# Preventing damage by metal on metal



## Bogstandard (May 2, 2008)

I know that it isn't much of a tip, but having read where a few of you are having trouble with standard locking screws, anywhere that tightening a hard screw onto a sliding face will cause damage. I thought that I would bring these to your attention.

http://www.jwwinco.com/products/section11/gn913.3/index.html

This was one of the first to be thrown up by google when I searched for 'brass tipped screws'.

I use these types, and also make my own for special applications. It does save on damaged parts. But not really effective in very high torque situations.
You can also easily emulate them by making a little sacrificial slug of brass, nylon or aluminium that is put into the hole before inserting the locking screw. 

John


----------



## DickDastardly40 (May 2, 2008)

I've used a small ring of copper wire for this in the past where a set screw bears on a thread, which seemed to work OK for a quick and dirty fix.

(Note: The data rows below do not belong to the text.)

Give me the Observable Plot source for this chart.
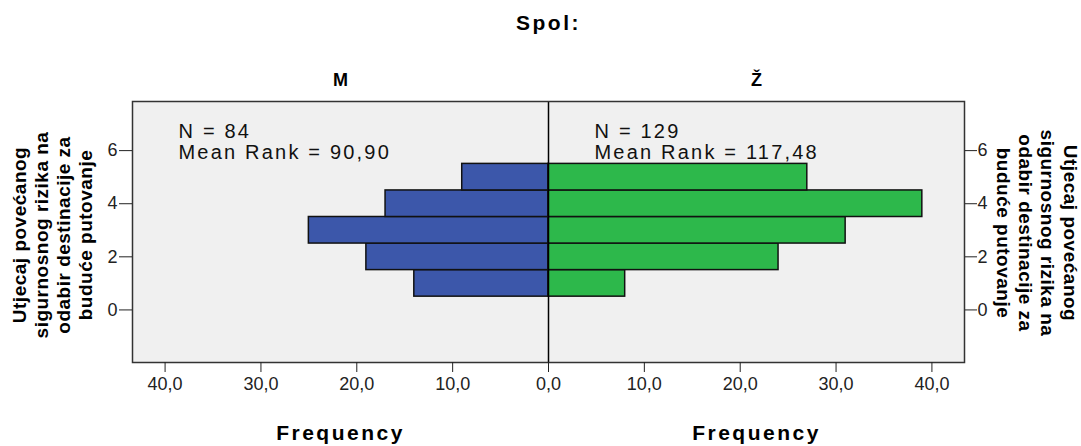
<!DOCTYPE html>
<html><head><meta charset="utf-8">
<script src="https://cdn.jsdelivr.net/npm/d3@7"></script>
<script src="https://cdn.jsdelivr.net/npm/@observablehq/plot@0.6"></script>
<style>body{margin:0;background:#fff} svg{display:block}</style>
</head><body><div id="chart"></div>
<script>
const title = "Spol:";
const groups = ["M", "Ž"];
const categories = [1, 2, 3, 4, 5];
const countsM = [14, 19, 25, 17, 9];
const countsZ = [8, 24, 31, 39, 27];
const nValues = [84, 129];
const meanRanks = ["90,90", "117,48"];
const xTicks = [-40, -30, -20, -10, 0, 10, 20, 30, 40];
const yTicks = [0, 2, 4, 6];
const xTitle = "Frequency";
const yTitle = "Utjecaj povećanog\nsigurnosnog rizika na\nodabir destinacije za\nbuduće putovanje";
const colors = ["#3c57aa", "#2db84b"];

const xMax = 43.4;
const bars = [
  ...categories.map((c, i) => ({group: groups[0], cat: c, value: -countsM[i]})),
  ...categories.map((c, i) => ({group: groups[1], cat: c, value: countsZ[i]}))
];
const panels = groups.map((g, i) => ({group: g, side: i === 0 ? -1 : 1, n: nValues[i], mr: meanRanks[i]}));

const plot = Plot.plot({
  width: 1081, height: 446,
  marginLeft: 132, marginRight: 117, marginTop: 101, marginBottom: 84,
  style: {fontFamily: "'Liberation Sans', Arial, sans-serif", background: "#fff", color: "#000", overflow: "visible"},
  x: {domain: [-xMax, xMax]},
  y: {domain: [-1.98, 7.85]},
  color: {domain: groups, range: colors},
  marks: [
    Plot.frame({fill: "#f0f0f0"}),
    Plot.rect(bars, {x1: 0, x2: "value", y1: d => d.cat - 0.5, y2: d => d.cat + 0.5, fill: "group", stroke: "#111", strokeWidth: 1.5}),
    Plot.ruleX([0], {stroke: "#000", strokeWidth: 1.5}),
    Plot.frame({stroke: "#333", strokeWidth: 1.5}),
    Plot.axisX({ticks: xTicks, tickSize: 10, tickPadding: 5, tickFormat: d => Math.abs(d).toFixed(1).replace(".", ","), fontSize: 18, label: null, color: "#222"}),
    Plot.axisY({anchor: "left", ticks: yTicks, tickSize: 13, tickPadding: 2, fontSize: 18, label: null, color: "#222"}),
    Plot.axisY({anchor: "right", ticks: yTicks, tickSize: 12, tickPadding: 1, fontSize: 18, label: null, color: "#222"}),
    Plot.text([yTitle], {text: d => d, frameAnchor: "left", dx: -81, dy: 3, rotate: -90, textAnchor: "middle", lineAnchor: "middle", lineHeight: 1.16, fontSize: 19, fontWeight: "bold", fill: "#000", ariaDescription: "ytitle"}),
    Plot.text([yTitle], {text: d => d, frameAnchor: "right", dx: 73, dy: 1, rotate: 90, textAnchor: "middle", lineAnchor: "middle", lineHeight: 1.16, fontSize: 19, fontWeight: "bold", fill: "#000", ariaDescription: "ytitle"}),
    Plot.text([title], {text: d => d, frameAnchor: "top", dy: -86, lineAnchor: "top", fontSize: 21, fontWeight: "bold", fill: "#000", ariaDescription: "spaced-title"}),
    Plot.text(panels, {x: d => d.side * xMax / 2, text: "group", frameAnchor: "top", dy: -28, lineAnchor: "top", fontSize: 18, fontWeight: "bold", fill: "#000"}),
    Plot.text(panels, {x: d => d.side * xMax / 2, text: () => xTitle, frameAnchor: "bottom", dy: 63, lineAnchor: "top", fontSize: 21, fontWeight: "bold", fill: "#000", ariaDescription: "spaced-title"}),
    Plot.text(panels, {x: d => d.side < 0 ? -xMax : 0, text: d => `N = ${d.n}\nMean Rank = ${d.mr}`, frameAnchor: "top", textAnchor: "start", dx: 46, dy: 22, lineAnchor: "top", lineHeight: 1.05, fontSize: 20, fill: "#111", ariaDescription: "annot"})
  ]
});
plot.querySelectorAll('g[aria-description="annot"] text').forEach(t => t.setAttribute("letter-spacing", "2.2"));
plot.querySelectorAll('g[aria-description="spaced-title"] text').forEach(t => t.setAttribute("letter-spacing", "2.5"));
plot.querySelectorAll('g[aria-description="ytitle"] text').forEach(t => t.setAttribute("letter-spacing", "0.5"));
document.getElementById("chart").appendChild(plot);
</script>
</body></html>
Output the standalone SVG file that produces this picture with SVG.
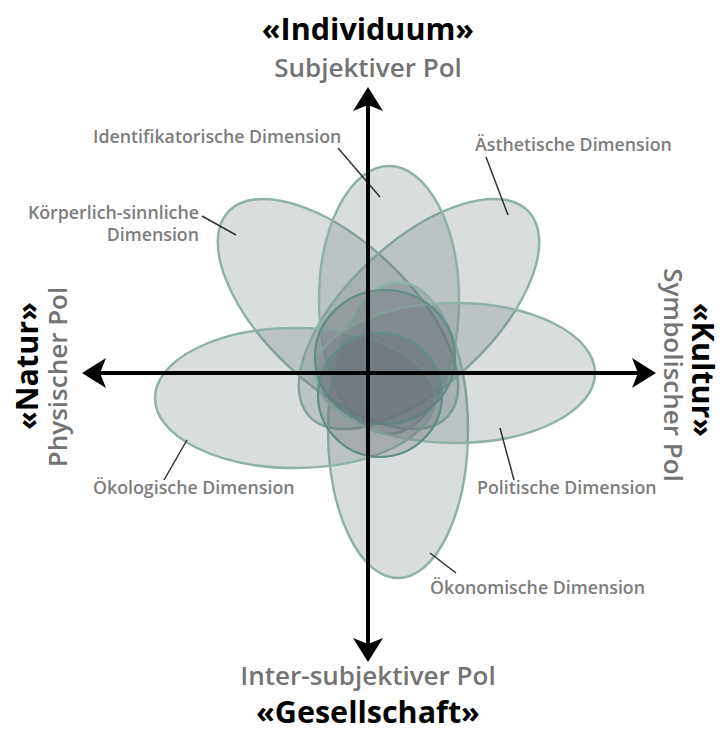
<svg xmlns="http://www.w3.org/2000/svg" width="726" height="733" viewBox="0 0 726 733">
<defs>
<style>
.ell{fill:rgb(105,118,124);fill-opacity:0.25;stroke:#8fb2a6;stroke-width:2.5}
.inner{fill:rgb(95,100,110);fill-opacity:0.25;stroke:#5f8d88;stroke-width:2.2}
.lbl{font-family:"Open Sans","Noto Sans","Liberation Sans",sans-serif;font-weight:600;font-size:17.8px;fill:#7d7d7d}
.lead{stroke:#333;stroke-width:1.5;fill:none}
.head{font-family:"Open Sans","Noto Sans","Liberation Sans",sans-serif;font-weight:700;font-size:30.5px;fill:#000}
.pol{font-family:"Open Sans","Noto Sans","Liberation Sans",sans-serif;font-weight:600;font-size:26px;fill:#737373}
.axis{stroke:#000;stroke-width:4;fill:none}
</style>
<marker id="arr" viewBox="-1 -16 26 32" refX="16" refY="0" markerWidth="26" markerHeight="32" markerUnits="userSpaceOnUse" orient="auto-start-reverse">
<path d="M24 0 L0 -15 L6 0 L0 15 Z" fill="#000"/>
</marker>
</defs>
<rect width="726" height="733" fill="#fff"/>

<g id="koerperlich">
<ellipse class="ell" cx="338" cy="314" rx="150" ry="72" transform="rotate(43 338 314)"/>
<line class="lead" x1="202" y1="216" x2="236" y2="235"/>
<text class="lbl" x="199" y="219" text-anchor="end">Körperlich-sinnliche</text>
<text class="lbl" x="199" y="241" text-anchor="end">Dimension</text>
</g>
<g id="aesthetisch">
<ellipse class="ell" cx="419" cy="314" rx="150" ry="72" transform="rotate(-43 419 314)"/>
<line class="lead" x1="486" y1="157" x2="508" y2="215"/>
<text class="lbl" x="475" y="151">Ästhetische Dimension</text>
</g>
<g id="identifikatorisch">
<ellipse class="ell" cx="389" cy="300" rx="70" ry="134"/>
<line class="lead" x1="338" y1="148" x2="380" y2="197"/>
<text class="lbl" x="93" y="143">Identifikatorische Dimension</text>
</g>
<g id="oekonomisch">
<ellipse class="ell" cx="398" cy="430" rx="70" ry="148"/>
<line class="lead" x1="430" y1="553" x2="456" y2="573"/>
<text class="lbl" x="430" y="594">Ökonomische Dimension</text>
</g>
<g id="oekologisch">
<ellipse class="ell" cx="295" cy="398" rx="140" ry="70"/>
<line class="lead" x1="187" y1="440" x2="164" y2="480"/>
<text class="lbl" x="93" y="494">Ökologische Dimension</text>
</g>
<g id="politisch">
<ellipse class="ell" cx="455" cy="373" rx="140" ry="70"/>
<line class="lead" x1="500" y1="428" x2="514" y2="480"/>
<text class="lbl" x="477" y="494">Politische Dimension</text>
</g>
<g id="kern">
<ellipse class="inner" cx="385" cy="357" rx="70" ry="67"/>
<ellipse class="inner" cx="380" cy="395" rx="62" ry="62"/>
</g>

<g id="connectors">
<line class="axis" x1="368" y1="95" x2="368" y2="654" marker-start="url(#arr)" marker-end="url(#arr)"/>
<line class="axis" x1="90" y1="373" x2="648" y2="373" marker-start="url(#arr)" marker-end="url(#arr)"/>
</g>

<g id="pole-individuum">
<text class="head" x="368" y="40" text-anchor="middle">«Individuum»</text>
<text class="pol" x="368" y="77" text-anchor="middle">Subjektiver Pol</text>
</g>
<g id="pole-gesellschaft">
<text class="pol" x="368" y="685" text-anchor="middle">Inter-subjektiver Pol</text>
<text class="head" x="368" y="723" text-anchor="middle">«Gesellschaft»</text>
</g>
<g id="pole-natur">
<text class="head" transform="translate(38 366) rotate(-90)" text-anchor="middle">«Natur»</text>
<text class="pol" transform="translate(67 377) rotate(-90)" text-anchor="middle">Physischer Pol</text>
</g>
<g id="pole-kultur">
<text class="head" transform="translate(692 370) rotate(90)" text-anchor="middle">«Kultur»</text>
<text class="pol" transform="translate(664 375) rotate(90)" text-anchor="middle">Symbolischer Pol</text>
</g>
</svg>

I considered using a slug cut from a solid copper earthing rod but couldn't find one until too late, when I did find a supplier by chance the price,  blimey!

Al


----------



## Divided He ad (May 2, 2008)

Tip noted and logged for future reference ;D . I've never seen those grubscrews before (quite expensive compared to the stainless ones I usually buy!!) http://www.stagonset.co.uk/fastener...05&prm_grp=A2_ScrewBolt_GrubFlat_M4&summit=M4 

Definitely never thought of making my own soft tips! (got that glitch in the matrix feeling I've seen the tip somewhere before though  8) ???  The brain is not what it used to be!! )

Thank you John 

Ralph.


----------



## Bogstandard (May 2, 2008)

Ralph,

For small stainless stuff, try here

http://microscrews.easywebstore.co.uk/

Sort by price, low to high

John


----------



## Divided He ad (May 2, 2008)

Thank you John, viewed, price compared and favourited  ;D 


Ralph.


----------



## Circlip (May 2, 2008)

Those brass tipped grub screws are what I made for the Works plastic cutting saw where I worked John. Never seen 'em before, could have claimed a fiver at the time I made them, didn't have the tackle to do it at work, another home free bee (B**tards)  Regards Ian.


----------



## Lew Hartswick (May 2, 2008)

I knew they existed but when I tried to buy some for a fixture I was building couldn't find anyone in the 
city that had them so made a bunch. It was pretty easy, drilled and taped a short peice of round 
stock in the lathe to the depth of the screw and then on through with a clearance for the allen wrench to 
fit the screw. Screw the set screw in "backwards" and drill an appropiate hole in the "front" of the screw
and press in a bit of brazing rod. The top of the screw "bottoms out" on the hole and dosent turn while 
doing the drilling but the through hole lets you remove it with the allen wrench when done. 
 Alot easier done than describing it.  
  ...lew...


----------



## dparker (May 2, 2008)

Hello All: Another way to help with this problem is to use a bit of lead. I had some lead round stock (sold like solder) from the sports shop sold for fishing line weights, it was left over from fine tuning the son's pinewood derby racer weight in Cub Scouts. I cut a piece of this to fit in the bottom of the hole and put in the set screw and tightened. It formed into place and worked for what I needed but would be a little soft for a high torque situation I think. I have also used small pieces of lead cut from wheel balance weights for vehicle wheels.
Guy Lautard, in one of the Bedside Readers mentions drilling the end of the screws and inserting a piece of brass brazing rod and slightly rounding the end. This must have been a good idea as it has been mentioned by Lew also.
don


----------